BEGIN
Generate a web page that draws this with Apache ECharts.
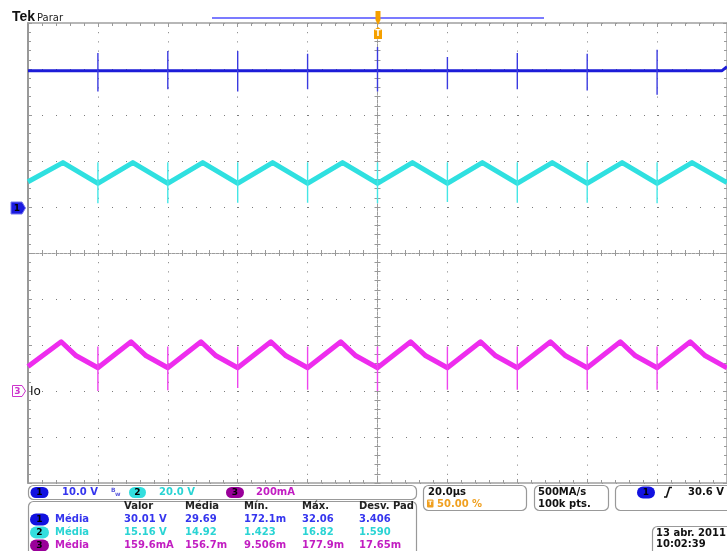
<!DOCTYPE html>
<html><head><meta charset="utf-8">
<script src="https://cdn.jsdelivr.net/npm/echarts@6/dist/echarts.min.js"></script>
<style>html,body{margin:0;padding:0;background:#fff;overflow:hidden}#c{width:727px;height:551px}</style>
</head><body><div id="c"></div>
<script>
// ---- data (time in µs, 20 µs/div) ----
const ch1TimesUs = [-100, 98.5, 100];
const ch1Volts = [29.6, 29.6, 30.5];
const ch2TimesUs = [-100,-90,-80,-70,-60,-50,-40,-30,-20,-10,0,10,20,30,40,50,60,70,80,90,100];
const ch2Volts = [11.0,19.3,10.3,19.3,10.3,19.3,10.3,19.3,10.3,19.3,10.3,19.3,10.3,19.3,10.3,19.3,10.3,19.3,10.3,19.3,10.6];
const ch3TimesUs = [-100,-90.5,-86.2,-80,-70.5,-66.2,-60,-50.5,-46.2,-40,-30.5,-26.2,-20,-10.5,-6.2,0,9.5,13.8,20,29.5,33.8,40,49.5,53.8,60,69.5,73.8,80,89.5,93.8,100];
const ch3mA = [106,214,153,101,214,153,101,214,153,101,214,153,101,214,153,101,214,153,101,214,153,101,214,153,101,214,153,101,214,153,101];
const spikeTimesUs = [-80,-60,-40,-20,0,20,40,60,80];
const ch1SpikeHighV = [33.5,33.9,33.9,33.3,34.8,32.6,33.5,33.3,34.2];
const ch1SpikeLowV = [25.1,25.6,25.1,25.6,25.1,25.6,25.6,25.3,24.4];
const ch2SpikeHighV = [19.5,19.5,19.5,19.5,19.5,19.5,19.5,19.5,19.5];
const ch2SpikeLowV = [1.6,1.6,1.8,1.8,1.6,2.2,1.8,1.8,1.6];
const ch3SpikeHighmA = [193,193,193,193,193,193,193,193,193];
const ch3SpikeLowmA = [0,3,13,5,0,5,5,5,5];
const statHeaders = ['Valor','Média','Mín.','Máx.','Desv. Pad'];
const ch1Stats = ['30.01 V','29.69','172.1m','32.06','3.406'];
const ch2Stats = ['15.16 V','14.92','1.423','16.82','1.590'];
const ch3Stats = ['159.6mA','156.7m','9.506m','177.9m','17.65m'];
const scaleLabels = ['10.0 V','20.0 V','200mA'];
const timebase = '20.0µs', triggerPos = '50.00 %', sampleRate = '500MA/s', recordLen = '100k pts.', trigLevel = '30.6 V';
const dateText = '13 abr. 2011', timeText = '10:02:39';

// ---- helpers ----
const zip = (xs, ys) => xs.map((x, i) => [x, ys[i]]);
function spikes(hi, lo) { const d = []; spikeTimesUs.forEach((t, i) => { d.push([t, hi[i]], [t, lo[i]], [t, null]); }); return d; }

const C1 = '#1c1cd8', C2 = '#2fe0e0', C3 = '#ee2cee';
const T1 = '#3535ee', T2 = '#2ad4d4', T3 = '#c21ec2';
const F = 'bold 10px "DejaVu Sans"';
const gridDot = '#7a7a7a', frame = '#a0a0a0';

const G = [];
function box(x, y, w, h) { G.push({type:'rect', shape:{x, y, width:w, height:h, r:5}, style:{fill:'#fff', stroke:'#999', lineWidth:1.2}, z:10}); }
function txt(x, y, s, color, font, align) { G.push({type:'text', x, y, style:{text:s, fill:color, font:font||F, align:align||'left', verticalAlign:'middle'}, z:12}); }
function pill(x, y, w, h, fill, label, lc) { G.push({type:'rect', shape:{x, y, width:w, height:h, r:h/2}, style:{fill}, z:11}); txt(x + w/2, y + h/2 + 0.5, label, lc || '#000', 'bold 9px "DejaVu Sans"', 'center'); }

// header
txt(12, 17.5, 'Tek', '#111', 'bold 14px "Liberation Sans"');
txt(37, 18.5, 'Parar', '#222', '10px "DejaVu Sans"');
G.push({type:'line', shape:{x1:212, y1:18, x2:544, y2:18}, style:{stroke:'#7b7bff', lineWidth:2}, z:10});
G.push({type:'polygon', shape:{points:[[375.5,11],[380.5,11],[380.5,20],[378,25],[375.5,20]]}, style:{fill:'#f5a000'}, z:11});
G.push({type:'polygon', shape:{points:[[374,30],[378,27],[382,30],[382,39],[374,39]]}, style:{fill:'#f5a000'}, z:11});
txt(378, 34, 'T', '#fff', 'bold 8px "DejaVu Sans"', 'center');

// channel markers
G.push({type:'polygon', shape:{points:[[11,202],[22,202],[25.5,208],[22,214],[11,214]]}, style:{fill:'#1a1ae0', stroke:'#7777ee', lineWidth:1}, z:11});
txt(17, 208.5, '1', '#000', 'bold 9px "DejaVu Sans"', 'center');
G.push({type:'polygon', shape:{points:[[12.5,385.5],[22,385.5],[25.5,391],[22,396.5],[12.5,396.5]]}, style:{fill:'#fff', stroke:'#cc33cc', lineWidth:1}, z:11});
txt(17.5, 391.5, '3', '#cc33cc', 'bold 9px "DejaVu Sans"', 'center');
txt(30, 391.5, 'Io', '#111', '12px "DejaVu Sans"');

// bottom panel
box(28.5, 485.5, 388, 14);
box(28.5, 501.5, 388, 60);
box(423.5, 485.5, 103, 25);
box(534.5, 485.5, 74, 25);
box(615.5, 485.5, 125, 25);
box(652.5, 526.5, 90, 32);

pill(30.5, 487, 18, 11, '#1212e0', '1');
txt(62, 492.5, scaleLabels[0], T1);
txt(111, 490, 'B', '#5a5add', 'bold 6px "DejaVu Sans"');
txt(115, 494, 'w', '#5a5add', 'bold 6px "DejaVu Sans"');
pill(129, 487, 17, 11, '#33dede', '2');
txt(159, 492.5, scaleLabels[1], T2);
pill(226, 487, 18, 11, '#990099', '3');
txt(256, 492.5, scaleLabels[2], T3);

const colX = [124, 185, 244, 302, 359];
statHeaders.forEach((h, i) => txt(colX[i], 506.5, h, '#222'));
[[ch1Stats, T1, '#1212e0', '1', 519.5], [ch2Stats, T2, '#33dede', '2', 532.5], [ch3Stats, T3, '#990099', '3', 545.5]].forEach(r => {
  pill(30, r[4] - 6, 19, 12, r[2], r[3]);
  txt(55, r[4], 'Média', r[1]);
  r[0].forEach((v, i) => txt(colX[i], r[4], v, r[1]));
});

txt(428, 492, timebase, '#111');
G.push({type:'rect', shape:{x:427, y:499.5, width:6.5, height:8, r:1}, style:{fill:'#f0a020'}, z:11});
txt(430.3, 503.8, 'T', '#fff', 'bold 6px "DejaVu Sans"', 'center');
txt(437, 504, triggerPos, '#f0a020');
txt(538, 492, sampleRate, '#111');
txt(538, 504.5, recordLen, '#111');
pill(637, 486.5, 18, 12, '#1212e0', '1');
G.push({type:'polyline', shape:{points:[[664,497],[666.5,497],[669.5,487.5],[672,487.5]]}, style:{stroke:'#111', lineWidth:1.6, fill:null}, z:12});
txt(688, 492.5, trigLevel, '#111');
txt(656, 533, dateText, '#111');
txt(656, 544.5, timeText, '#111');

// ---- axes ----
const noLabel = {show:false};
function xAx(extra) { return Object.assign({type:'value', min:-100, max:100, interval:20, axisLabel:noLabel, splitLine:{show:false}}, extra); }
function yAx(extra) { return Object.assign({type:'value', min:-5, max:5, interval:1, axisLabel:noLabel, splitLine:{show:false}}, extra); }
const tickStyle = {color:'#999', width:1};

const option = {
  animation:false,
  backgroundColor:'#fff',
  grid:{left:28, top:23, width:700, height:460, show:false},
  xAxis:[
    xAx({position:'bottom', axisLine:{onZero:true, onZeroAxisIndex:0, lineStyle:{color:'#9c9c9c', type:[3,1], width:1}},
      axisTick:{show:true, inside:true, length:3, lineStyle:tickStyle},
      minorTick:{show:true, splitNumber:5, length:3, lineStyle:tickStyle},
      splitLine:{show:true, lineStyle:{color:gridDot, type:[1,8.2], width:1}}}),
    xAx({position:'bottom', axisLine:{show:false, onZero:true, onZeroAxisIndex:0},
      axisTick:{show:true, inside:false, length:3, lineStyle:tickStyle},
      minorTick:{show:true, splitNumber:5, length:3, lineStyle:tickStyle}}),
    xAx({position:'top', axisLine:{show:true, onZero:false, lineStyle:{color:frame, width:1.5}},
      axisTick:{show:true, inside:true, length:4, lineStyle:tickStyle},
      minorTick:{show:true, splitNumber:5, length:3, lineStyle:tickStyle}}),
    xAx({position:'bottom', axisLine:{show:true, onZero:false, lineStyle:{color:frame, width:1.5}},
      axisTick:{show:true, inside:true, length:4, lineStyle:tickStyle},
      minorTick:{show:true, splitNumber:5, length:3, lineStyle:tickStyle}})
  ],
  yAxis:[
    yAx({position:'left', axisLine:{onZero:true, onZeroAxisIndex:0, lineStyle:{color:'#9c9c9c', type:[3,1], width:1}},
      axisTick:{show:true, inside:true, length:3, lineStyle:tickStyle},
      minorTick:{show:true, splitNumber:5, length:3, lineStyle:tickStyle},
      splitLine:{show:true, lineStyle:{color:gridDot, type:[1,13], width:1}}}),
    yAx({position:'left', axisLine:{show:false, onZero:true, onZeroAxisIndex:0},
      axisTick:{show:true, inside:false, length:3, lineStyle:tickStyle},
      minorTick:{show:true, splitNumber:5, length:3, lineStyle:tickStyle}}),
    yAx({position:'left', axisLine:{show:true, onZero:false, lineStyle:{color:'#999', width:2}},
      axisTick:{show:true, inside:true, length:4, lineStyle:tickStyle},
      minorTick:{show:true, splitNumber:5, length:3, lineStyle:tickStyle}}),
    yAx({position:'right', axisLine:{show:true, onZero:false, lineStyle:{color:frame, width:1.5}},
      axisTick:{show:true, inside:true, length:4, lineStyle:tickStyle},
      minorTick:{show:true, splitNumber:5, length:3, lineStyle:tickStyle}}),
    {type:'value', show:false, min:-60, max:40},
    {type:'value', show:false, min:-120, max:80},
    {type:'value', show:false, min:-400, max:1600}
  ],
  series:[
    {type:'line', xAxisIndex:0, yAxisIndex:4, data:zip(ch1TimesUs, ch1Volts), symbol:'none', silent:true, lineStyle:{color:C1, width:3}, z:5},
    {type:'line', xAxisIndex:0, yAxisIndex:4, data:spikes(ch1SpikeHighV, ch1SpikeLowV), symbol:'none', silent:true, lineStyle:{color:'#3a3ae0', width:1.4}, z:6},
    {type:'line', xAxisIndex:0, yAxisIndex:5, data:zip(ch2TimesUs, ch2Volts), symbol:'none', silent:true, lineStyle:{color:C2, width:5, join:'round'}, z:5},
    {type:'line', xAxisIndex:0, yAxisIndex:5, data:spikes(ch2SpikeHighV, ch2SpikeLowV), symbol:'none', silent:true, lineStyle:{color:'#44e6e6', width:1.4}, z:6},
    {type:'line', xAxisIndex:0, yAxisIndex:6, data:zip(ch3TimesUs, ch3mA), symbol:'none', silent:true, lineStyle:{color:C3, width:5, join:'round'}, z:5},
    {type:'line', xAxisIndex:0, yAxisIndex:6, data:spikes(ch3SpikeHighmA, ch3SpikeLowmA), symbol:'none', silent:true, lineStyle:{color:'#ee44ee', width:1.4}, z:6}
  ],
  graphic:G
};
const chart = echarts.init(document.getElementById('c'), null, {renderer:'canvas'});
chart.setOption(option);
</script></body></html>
END
BEGIN
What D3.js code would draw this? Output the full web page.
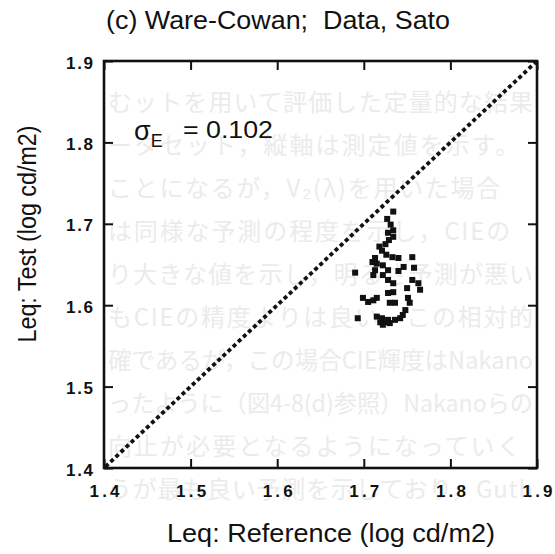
END
_Task description_
Give again, exactly as written, only the lines that start at the one with "Generate a web" and end at the one with "function spikes(hi, lo)", both included. Skip any pictures.

_Task result_
Generate a web page that draws this with Apache ECharts.
<!DOCTYPE html>
<html><head><meta charset="utf-8">
<script src="https://cdn.jsdelivr.net/npm/echarts@6/dist/echarts.min.js"></script>
<style>html,body{margin:0;padding:0;background:#fff;overflow:hidden}#c{width:727px;height:551px}</style>
</head><body><div id="c"></div>
<script>
// ---- data (time in µs, 20 µs/div) ----
const ch1TimesUs = [-100, 98.5, 100];
const ch1Volts = [29.6, 29.6, 30.5];
const ch2TimesUs = [-100,-90,-80,-70,-60,-50,-40,-30,-20,-10,0,10,20,30,40,50,60,70,80,90,100];
const ch2Volts = [11.0,19.3,10.3,19.3,10.3,19.3,10.3,19.3,10.3,19.3,10.3,19.3,10.3,19.3,10.3,19.3,10.3,19.3,10.3,19.3,10.6];
const ch3TimesUs = [-100,-90.5,-86.2,-80,-70.5,-66.2,-60,-50.5,-46.2,-40,-30.5,-26.2,-20,-10.5,-6.2,0,9.5,13.8,20,29.5,33.8,40,49.5,53.8,60,69.5,73.8,80,89.5,93.8,100];
const ch3mA = [106,214,153,101,214,153,101,214,153,101,214,153,101,214,153,101,214,153,101,214,153,101,214,153,101,214,153,101,214,153,101];
const spikeTimesUs = [-80,-60,-40,-20,0,20,40,60,80];
const ch1SpikeHighV = [33.5,33.9,33.9,33.3,34.8,32.6,33.5,33.3,34.2];
const ch1SpikeLowV = [25.1,25.6,25.1,25.6,25.1,25.6,25.6,25.3,24.4];
const ch2SpikeHighV = [19.5,19.5,19.5,19.5,19.5,19.5,19.5,19.5,19.5];
const ch2SpikeLowV = [1.6,1.6,1.8,1.8,1.6,2.2,1.8,1.8,1.6];
const ch3SpikeHighmA = [193,193,193,193,193,193,193,193,193];
const ch3SpikeLowmA = [0,3,13,5,0,5,5,5,5];
const statHeaders = ['Valor','Média','Mín.','Máx.','Desv. Pad'];
const ch1Stats = ['30.01 V','29.69','172.1m','32.06','3.406'];
const ch2Stats = ['15.16 V','14.92','1.423','16.82','1.590'];
const ch3Stats = ['159.6mA','156.7m','9.506m','177.9m','17.65m'];
const scaleLabels = ['10.0 V','20.0 V','200mA'];
const timebase = '20.0µs', triggerPos = '50.00 %', sampleRate = '500MA/s', recordLen = '100k pts.', trigLevel = '30.6 V';
const dateText = '13 abr. 2011', timeText = '10:02:39';

// ---- helpers ----
const zip = (xs, ys) => xs.map((x, i) => [x, ys[i]]);
function spikes(hi, lo) { const d = []; spikeTimesUs.forEach((t, i) => { d.push([t, hi[i]], [t, lo[i]], [t, null]); }); return d; }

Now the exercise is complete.